**GIVEN EXERCISE:** In the material below, please retype the lines from the very first through the one with "362), (73, 375)]", exactly and without pictures.

______

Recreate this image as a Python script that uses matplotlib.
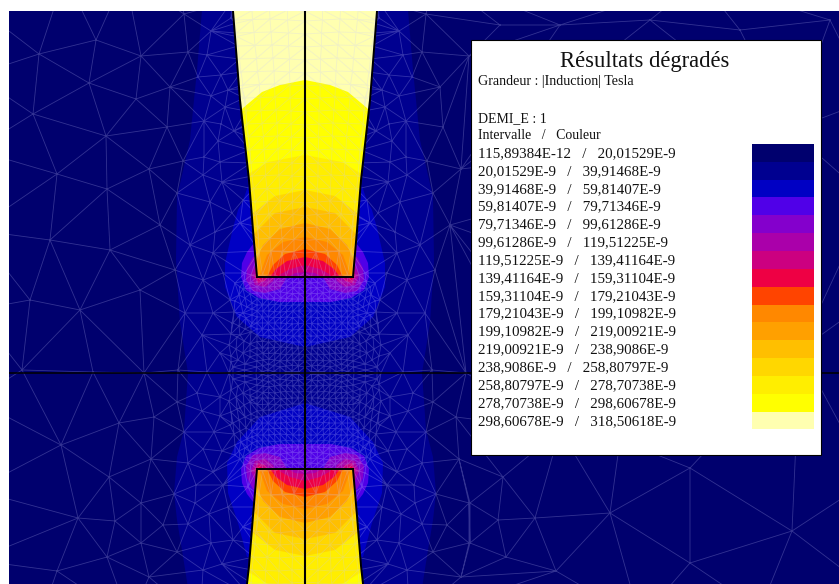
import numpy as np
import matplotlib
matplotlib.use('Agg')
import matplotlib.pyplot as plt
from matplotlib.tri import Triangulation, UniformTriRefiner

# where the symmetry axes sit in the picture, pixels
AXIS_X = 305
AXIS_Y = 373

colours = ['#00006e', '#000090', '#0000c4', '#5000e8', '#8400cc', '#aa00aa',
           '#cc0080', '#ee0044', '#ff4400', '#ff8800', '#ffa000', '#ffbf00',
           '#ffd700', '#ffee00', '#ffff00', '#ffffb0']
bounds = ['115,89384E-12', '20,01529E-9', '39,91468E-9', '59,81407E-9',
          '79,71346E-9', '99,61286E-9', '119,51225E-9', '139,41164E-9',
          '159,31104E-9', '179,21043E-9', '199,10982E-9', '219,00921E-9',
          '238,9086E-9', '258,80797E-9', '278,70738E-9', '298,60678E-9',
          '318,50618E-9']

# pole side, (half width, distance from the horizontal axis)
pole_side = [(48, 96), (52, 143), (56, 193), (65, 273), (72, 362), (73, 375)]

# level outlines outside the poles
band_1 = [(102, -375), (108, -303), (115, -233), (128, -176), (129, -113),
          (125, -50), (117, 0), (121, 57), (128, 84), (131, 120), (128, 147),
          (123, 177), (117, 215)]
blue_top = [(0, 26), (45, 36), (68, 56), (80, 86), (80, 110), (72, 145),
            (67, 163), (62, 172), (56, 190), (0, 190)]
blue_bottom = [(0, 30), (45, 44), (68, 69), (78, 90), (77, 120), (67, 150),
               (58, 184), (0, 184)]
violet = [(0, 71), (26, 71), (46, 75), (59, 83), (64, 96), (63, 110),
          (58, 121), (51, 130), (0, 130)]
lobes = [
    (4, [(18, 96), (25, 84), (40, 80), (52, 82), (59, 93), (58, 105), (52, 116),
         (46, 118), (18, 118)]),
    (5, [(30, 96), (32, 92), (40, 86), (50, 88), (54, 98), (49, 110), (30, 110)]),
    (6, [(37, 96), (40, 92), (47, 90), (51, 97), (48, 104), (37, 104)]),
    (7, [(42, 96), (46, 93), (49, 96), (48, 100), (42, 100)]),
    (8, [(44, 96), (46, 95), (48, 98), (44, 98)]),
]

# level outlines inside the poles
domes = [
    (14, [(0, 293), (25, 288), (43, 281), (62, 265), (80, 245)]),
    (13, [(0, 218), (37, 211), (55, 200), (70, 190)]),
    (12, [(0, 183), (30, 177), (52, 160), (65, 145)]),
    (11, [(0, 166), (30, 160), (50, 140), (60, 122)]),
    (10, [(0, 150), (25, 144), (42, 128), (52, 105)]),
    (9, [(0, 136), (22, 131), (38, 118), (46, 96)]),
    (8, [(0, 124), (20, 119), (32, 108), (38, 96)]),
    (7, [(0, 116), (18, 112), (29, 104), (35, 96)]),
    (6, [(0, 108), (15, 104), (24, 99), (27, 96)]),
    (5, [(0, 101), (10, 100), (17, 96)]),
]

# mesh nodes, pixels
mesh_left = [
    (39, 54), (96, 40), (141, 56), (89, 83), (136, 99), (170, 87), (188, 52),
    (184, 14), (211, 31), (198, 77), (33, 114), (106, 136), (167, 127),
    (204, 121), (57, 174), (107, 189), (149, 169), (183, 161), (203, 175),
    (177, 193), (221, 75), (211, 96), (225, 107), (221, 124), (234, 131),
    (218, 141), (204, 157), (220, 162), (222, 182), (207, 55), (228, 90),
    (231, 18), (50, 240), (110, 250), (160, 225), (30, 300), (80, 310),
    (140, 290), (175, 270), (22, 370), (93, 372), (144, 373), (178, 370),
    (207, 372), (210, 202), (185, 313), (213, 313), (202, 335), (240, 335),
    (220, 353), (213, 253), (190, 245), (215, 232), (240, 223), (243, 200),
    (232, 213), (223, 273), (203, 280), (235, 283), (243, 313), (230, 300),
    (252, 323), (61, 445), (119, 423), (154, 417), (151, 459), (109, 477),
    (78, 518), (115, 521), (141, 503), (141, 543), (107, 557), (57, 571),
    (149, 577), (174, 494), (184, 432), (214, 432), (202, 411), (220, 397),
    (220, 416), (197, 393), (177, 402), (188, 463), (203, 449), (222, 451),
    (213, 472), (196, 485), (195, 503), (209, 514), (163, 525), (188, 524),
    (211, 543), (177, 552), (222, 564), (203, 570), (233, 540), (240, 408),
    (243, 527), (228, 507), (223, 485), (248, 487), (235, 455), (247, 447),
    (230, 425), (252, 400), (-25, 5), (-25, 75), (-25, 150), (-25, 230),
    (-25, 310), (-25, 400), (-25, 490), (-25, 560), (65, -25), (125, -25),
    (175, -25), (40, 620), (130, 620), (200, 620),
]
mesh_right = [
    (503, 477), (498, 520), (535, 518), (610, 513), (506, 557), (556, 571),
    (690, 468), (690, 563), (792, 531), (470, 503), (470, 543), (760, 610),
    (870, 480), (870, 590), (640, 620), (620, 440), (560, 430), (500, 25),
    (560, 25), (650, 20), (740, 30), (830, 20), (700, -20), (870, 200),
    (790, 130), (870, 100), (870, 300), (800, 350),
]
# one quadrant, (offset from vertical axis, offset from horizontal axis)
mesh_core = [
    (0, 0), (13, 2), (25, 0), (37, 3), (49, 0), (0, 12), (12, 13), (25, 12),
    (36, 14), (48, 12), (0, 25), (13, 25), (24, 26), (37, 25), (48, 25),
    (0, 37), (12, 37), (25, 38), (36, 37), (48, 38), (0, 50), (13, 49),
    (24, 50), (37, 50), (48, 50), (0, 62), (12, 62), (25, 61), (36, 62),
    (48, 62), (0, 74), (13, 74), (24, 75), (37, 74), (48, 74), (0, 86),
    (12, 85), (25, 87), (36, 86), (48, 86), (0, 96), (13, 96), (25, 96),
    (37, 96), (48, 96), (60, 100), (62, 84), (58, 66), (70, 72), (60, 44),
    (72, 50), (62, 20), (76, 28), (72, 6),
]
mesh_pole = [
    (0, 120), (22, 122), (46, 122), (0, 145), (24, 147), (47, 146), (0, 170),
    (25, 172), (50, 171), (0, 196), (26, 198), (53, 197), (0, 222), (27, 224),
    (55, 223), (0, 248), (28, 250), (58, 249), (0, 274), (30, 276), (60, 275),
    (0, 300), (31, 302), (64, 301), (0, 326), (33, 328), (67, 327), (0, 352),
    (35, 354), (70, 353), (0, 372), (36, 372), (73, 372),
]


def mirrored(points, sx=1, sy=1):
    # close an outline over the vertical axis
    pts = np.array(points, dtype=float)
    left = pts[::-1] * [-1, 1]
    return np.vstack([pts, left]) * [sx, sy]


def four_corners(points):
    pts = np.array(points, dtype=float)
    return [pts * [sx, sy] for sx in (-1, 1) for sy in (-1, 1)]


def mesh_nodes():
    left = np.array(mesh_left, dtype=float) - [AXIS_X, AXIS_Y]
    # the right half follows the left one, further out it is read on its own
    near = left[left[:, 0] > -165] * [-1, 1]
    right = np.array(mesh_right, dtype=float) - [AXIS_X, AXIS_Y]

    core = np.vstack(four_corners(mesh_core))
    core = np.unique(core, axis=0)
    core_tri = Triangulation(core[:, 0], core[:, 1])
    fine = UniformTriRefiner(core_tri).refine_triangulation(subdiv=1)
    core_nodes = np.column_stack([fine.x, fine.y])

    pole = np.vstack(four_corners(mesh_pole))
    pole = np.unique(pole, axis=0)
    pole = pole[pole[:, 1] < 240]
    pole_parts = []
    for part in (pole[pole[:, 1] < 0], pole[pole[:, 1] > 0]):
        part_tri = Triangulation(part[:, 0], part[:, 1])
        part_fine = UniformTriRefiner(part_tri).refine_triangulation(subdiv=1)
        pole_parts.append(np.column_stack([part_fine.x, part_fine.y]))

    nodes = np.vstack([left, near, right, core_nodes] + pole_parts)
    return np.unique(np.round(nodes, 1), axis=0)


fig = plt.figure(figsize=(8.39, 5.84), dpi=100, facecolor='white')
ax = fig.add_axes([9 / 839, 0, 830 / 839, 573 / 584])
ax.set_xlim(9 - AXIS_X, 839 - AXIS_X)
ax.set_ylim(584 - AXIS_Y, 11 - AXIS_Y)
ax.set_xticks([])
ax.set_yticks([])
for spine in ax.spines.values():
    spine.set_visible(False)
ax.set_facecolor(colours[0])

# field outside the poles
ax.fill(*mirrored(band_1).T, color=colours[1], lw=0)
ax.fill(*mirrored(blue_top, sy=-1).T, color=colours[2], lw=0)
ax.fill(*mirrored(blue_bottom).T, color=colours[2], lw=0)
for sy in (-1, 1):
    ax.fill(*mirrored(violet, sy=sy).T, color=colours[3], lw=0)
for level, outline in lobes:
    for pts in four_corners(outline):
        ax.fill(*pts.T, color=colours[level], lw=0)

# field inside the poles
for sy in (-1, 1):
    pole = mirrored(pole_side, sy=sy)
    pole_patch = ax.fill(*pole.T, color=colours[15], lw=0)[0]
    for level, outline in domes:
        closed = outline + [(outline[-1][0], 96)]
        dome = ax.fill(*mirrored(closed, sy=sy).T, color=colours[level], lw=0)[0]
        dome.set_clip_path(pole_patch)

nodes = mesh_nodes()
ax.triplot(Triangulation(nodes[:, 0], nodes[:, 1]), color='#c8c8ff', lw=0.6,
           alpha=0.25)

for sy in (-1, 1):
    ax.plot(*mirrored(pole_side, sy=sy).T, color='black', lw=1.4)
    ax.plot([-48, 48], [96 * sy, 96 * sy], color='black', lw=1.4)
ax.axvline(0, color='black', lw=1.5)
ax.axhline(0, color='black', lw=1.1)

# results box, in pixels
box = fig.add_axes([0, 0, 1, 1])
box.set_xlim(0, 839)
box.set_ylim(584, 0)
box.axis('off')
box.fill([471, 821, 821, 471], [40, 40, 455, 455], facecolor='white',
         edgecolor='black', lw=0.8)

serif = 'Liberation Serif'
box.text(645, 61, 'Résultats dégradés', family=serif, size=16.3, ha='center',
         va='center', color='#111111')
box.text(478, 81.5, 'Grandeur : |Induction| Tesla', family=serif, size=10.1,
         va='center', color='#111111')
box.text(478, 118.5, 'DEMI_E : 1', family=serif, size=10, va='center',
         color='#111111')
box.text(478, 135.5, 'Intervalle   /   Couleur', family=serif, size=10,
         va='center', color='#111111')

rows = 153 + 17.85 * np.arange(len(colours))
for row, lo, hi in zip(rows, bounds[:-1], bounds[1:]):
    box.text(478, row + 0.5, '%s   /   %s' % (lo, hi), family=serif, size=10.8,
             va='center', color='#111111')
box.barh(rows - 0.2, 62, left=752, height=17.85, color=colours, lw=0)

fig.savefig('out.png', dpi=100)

______

**ANSWER TO THIS TASK:**
Recreate this image as a Python script that uses matplotlib.
import numpy as np
import matplotlib
matplotlib.use('Agg')
import matplotlib.pyplot as plt
from matplotlib.tri import Triangulation, UniformTriRefiner

# where the symmetry axes sit in the picture, pixels
AXIS_X = 305
AXIS_Y = 373

colours = ['#00006e', '#000090', '#0000c4', '#5000e8', '#8400cc', '#aa00aa',
           '#cc0080', '#ee0044', '#ff4400', '#ff8800', '#ffa000', '#ffbf00',
           '#ffd700', '#ffee00', '#ffff00', '#ffffb0']
bounds = ['115,89384E-12', '20,01529E-9', '39,91468E-9', '59,81407E-9',
          '79,71346E-9', '99,61286E-9', '119,51225E-9', '139,41164E-9',
          '159,31104E-9', '179,21043E-9', '199,10982E-9', '219,00921E-9',
          '238,9086E-9', '258,80797E-9', '278,70738E-9', '298,60678E-9',
          '318,50618E-9']

# pole side, (half width, distance from the horizontal axis)
pole_side = [(48, 96), (52, 143), (56, 193), (65, 273), (72, 362), (73, 375)]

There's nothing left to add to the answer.